# The problem
Select the lines that hold the word "chart" and copy each one.

# Data listing
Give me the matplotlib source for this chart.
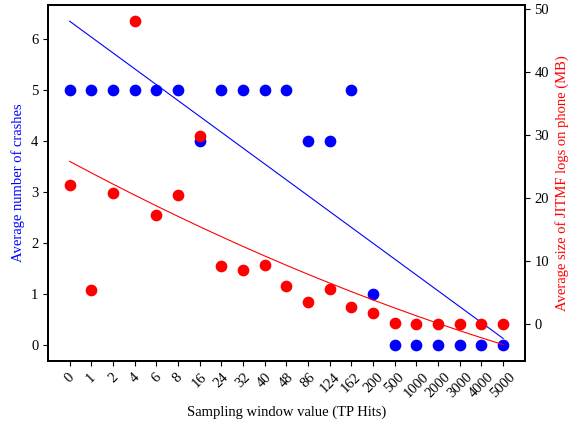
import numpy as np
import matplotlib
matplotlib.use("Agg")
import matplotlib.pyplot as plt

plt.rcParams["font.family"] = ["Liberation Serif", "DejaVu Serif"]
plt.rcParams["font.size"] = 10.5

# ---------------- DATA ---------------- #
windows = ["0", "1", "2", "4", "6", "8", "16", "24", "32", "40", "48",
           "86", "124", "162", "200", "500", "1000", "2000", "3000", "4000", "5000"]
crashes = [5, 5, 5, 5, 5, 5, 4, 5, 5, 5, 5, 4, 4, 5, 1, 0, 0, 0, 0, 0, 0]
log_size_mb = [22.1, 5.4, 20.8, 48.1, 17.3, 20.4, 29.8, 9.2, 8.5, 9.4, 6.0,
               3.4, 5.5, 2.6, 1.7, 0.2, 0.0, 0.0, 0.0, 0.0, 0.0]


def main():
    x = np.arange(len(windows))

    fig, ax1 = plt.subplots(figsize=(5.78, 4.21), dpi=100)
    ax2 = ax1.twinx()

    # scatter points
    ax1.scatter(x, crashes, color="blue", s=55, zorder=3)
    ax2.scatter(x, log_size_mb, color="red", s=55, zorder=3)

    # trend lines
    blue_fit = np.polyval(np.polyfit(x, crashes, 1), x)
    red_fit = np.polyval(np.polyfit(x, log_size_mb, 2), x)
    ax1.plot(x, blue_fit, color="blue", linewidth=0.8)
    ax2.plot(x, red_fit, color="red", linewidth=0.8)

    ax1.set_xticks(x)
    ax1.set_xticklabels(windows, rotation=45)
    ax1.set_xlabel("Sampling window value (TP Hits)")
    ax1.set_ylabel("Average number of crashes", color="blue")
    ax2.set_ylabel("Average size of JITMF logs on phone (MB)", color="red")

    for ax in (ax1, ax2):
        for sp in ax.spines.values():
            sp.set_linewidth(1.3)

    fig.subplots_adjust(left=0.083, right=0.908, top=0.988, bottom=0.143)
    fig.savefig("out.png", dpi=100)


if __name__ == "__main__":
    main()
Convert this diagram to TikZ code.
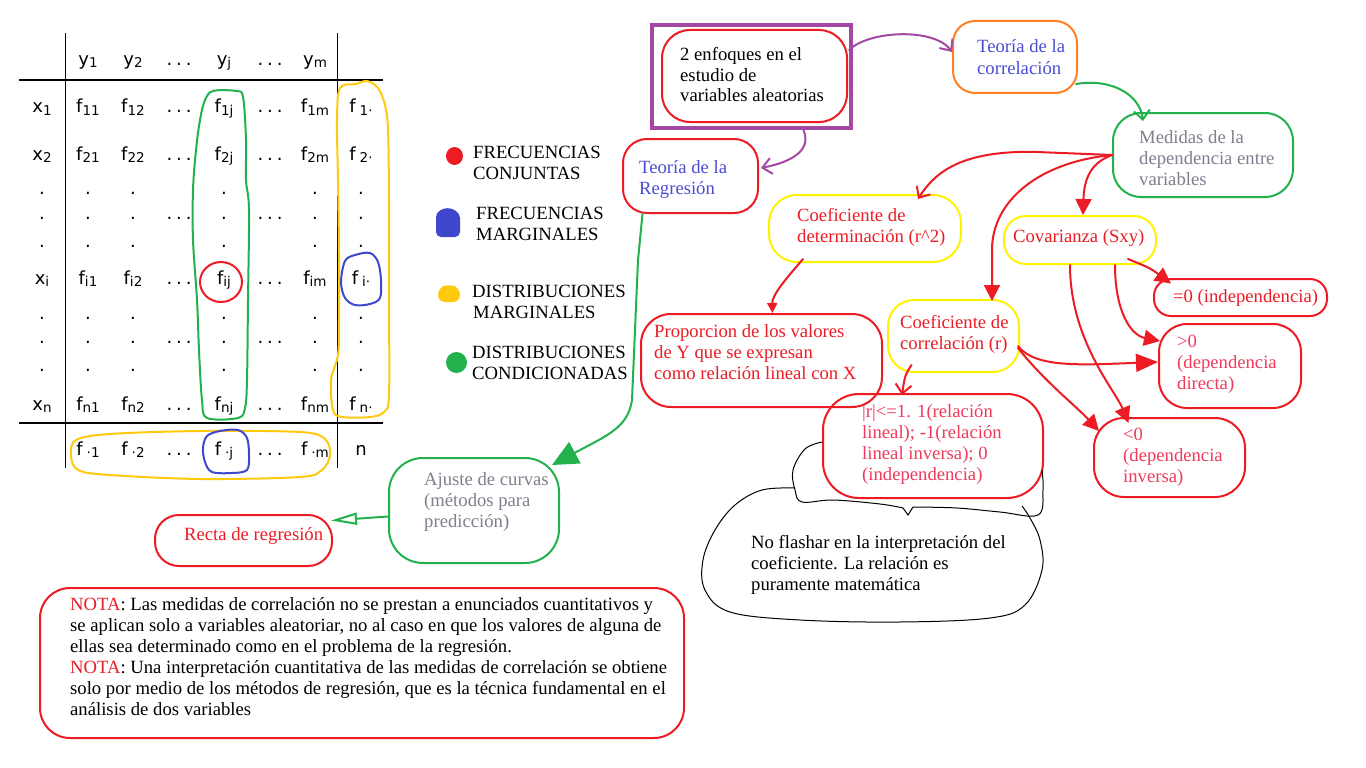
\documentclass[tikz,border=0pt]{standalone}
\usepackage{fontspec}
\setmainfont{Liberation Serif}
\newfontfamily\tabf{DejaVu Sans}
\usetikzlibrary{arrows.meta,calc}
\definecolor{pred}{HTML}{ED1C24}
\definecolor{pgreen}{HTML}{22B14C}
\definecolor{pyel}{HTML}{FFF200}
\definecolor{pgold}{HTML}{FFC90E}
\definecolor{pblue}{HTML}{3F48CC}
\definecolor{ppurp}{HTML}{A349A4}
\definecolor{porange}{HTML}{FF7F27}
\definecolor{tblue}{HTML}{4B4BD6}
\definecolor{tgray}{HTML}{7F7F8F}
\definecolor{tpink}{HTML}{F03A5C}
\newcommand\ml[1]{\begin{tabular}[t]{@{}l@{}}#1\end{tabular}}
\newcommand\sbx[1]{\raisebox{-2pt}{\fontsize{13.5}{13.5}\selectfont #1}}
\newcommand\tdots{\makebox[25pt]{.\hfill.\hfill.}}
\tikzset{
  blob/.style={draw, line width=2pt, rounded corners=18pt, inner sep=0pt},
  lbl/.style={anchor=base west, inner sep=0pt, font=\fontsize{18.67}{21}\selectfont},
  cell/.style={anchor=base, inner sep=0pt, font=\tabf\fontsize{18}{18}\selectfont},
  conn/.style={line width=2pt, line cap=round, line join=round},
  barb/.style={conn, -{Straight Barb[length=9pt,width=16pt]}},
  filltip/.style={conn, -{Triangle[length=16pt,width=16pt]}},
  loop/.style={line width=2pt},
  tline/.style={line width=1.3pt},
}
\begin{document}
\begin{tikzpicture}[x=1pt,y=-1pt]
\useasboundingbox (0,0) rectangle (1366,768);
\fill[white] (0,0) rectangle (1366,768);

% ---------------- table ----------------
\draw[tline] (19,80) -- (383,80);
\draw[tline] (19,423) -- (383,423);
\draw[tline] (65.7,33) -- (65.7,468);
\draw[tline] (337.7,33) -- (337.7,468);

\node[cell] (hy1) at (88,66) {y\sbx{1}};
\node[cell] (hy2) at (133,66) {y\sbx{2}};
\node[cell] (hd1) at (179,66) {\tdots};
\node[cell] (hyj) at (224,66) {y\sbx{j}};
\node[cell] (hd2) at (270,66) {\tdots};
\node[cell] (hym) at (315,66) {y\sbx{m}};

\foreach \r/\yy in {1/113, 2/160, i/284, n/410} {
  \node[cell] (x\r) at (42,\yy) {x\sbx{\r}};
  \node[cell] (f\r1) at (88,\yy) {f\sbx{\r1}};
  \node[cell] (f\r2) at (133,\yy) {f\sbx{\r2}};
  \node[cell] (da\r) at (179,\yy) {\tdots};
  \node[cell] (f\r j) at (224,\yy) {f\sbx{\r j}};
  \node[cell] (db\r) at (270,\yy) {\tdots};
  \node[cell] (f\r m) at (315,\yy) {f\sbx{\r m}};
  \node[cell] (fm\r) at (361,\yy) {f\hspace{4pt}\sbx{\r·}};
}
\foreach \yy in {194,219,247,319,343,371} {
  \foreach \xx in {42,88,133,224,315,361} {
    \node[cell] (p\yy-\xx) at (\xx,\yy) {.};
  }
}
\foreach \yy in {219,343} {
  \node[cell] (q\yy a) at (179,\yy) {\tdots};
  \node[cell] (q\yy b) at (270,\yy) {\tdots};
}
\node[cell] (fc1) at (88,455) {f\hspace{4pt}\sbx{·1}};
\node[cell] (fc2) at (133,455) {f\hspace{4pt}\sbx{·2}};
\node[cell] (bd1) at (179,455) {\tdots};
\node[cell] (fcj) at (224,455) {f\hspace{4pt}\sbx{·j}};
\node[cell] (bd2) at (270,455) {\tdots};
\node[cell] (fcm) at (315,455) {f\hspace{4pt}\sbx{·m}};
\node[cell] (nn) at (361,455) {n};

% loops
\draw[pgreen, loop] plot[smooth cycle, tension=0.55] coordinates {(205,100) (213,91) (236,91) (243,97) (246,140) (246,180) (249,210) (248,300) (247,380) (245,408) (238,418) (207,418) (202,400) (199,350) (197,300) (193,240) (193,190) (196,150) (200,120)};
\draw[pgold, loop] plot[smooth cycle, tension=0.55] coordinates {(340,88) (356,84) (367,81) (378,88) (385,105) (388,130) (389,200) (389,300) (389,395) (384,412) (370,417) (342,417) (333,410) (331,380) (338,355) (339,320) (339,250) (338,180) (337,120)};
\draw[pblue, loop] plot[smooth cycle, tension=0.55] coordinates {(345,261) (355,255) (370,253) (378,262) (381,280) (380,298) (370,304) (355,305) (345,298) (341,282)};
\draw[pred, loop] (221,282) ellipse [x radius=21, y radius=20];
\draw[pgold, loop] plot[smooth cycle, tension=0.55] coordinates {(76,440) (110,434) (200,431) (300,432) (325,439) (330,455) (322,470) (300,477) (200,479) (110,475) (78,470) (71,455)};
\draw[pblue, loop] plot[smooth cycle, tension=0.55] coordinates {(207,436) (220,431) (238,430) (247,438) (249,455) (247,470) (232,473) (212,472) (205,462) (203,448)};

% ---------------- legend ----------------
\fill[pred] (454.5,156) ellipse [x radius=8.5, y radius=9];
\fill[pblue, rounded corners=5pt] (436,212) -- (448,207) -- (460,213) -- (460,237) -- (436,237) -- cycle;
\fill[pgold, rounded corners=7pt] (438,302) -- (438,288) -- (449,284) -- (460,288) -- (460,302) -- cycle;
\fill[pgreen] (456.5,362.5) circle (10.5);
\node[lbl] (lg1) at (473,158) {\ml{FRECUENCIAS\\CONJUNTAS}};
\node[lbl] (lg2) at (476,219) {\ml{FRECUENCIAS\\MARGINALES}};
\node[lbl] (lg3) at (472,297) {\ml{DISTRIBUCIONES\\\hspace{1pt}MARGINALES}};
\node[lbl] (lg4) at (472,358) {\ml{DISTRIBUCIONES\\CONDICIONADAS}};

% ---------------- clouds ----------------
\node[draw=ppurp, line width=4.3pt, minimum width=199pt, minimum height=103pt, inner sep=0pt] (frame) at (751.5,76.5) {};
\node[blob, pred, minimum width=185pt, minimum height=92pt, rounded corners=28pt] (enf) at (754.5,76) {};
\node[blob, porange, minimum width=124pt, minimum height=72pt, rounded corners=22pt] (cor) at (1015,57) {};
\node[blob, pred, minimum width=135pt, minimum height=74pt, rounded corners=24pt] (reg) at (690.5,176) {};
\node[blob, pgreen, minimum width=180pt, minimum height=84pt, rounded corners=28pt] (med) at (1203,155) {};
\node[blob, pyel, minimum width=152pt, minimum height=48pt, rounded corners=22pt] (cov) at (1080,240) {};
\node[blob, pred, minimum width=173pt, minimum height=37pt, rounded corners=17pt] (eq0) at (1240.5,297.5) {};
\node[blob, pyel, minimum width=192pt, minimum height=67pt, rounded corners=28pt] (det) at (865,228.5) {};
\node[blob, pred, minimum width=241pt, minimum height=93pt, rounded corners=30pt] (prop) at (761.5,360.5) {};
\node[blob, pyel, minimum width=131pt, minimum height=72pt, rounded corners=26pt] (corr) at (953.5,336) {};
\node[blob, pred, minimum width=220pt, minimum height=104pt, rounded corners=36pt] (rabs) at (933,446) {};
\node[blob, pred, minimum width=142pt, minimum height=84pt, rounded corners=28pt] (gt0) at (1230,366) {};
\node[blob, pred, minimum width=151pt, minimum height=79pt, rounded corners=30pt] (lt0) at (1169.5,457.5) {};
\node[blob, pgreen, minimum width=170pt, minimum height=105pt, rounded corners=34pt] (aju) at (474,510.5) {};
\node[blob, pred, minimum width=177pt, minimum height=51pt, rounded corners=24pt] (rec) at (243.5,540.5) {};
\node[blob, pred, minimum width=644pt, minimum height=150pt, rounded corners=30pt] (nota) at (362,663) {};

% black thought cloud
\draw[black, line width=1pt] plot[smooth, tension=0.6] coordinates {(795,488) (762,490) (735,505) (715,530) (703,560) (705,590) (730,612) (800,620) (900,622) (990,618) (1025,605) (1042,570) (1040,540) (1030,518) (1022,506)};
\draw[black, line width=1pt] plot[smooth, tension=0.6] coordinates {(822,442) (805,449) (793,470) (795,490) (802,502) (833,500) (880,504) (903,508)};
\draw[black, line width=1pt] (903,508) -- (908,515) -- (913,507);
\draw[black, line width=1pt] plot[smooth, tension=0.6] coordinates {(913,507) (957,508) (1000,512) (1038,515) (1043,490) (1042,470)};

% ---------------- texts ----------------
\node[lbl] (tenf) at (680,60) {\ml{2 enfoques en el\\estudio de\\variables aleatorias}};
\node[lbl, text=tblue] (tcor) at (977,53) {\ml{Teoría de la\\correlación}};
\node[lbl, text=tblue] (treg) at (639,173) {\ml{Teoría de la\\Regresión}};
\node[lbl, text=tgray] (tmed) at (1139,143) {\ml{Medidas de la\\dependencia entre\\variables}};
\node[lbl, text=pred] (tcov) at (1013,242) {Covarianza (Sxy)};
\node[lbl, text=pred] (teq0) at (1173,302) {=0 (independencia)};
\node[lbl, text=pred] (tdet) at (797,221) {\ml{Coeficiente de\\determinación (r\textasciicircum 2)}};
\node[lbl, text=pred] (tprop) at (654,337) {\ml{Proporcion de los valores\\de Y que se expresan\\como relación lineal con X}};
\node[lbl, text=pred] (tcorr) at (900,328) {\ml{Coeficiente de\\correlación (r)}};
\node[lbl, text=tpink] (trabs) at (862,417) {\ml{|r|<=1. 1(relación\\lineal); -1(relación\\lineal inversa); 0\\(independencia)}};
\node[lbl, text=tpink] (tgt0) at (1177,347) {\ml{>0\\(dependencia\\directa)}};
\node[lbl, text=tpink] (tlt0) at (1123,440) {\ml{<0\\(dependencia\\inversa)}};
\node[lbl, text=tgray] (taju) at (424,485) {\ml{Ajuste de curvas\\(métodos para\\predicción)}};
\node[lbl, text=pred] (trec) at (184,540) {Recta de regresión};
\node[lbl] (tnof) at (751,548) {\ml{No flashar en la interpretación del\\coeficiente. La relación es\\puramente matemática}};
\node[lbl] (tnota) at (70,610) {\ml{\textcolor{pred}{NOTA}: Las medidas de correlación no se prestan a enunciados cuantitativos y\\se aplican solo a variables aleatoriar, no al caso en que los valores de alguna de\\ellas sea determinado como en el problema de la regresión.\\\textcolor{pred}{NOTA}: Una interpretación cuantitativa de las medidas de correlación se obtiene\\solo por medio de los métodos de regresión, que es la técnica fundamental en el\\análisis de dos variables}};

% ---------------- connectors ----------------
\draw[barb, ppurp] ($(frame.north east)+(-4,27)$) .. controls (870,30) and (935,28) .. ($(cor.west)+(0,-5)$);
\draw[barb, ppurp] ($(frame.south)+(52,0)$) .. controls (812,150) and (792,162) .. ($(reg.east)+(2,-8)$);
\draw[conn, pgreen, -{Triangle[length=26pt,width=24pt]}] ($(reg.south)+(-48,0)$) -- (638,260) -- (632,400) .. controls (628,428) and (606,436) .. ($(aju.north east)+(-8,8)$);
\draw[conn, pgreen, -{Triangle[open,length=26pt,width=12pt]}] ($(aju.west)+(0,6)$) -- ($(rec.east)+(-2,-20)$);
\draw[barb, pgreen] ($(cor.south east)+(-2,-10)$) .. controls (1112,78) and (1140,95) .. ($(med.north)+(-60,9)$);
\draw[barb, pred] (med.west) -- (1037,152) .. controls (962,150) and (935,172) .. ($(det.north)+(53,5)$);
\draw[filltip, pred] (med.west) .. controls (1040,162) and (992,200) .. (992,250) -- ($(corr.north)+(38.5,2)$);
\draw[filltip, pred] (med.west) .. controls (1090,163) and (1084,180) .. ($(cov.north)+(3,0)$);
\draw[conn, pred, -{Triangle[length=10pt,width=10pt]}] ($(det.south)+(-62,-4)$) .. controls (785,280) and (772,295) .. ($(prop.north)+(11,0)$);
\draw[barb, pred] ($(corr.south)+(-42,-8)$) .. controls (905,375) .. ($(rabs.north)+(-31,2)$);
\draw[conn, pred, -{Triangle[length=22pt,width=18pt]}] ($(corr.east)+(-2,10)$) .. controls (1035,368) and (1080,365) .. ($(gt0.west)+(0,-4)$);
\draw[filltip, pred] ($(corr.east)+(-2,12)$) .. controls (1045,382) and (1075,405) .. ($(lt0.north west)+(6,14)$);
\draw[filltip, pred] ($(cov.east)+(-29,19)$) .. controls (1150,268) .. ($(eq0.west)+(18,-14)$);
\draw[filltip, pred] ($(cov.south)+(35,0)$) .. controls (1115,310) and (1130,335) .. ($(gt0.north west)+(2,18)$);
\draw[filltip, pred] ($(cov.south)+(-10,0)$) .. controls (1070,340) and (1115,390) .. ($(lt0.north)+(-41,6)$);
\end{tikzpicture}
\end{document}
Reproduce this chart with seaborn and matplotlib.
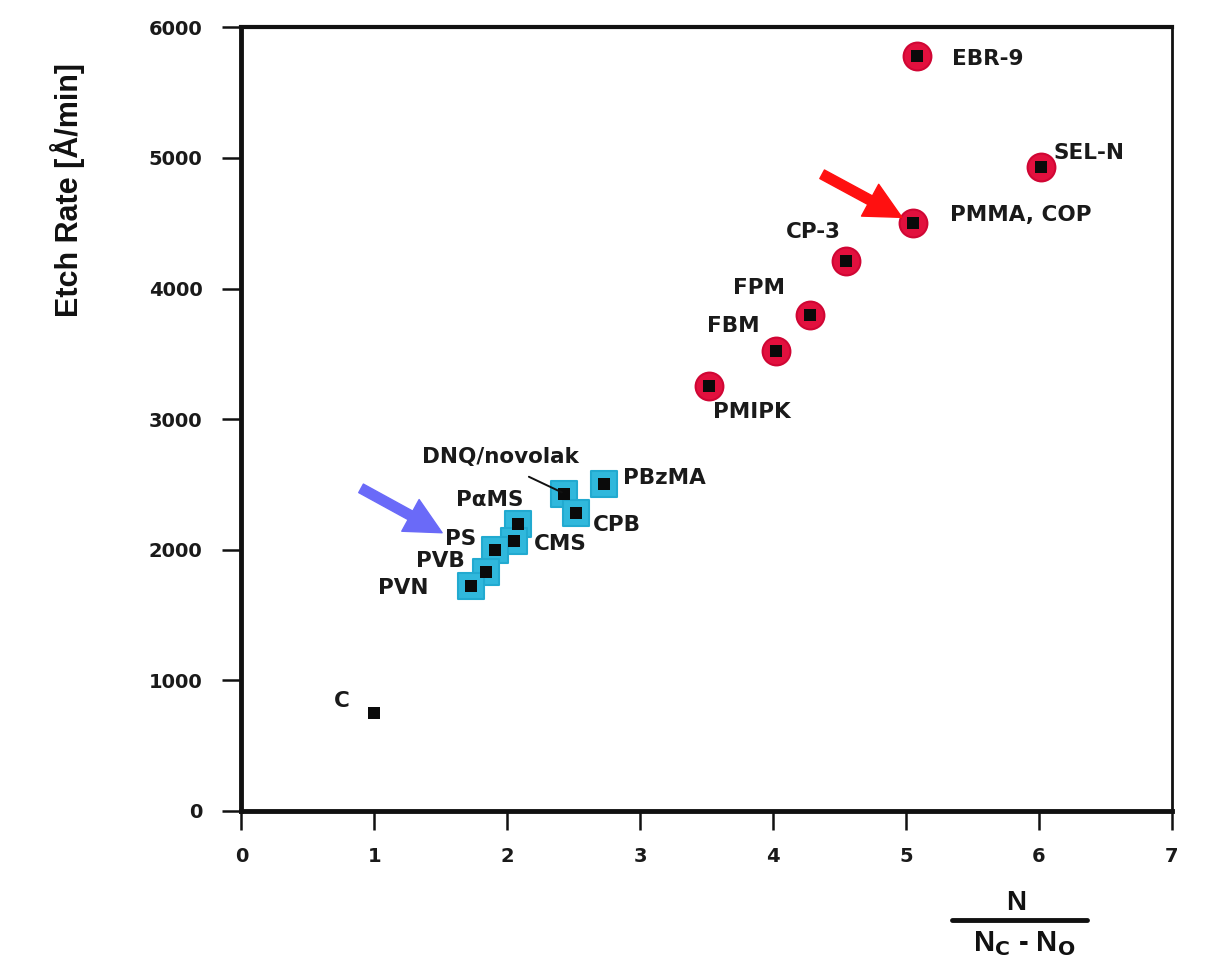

# Answer below
Give me the matplotlib source for this chart.
Reproduce this chart with seaborn and matplotlib.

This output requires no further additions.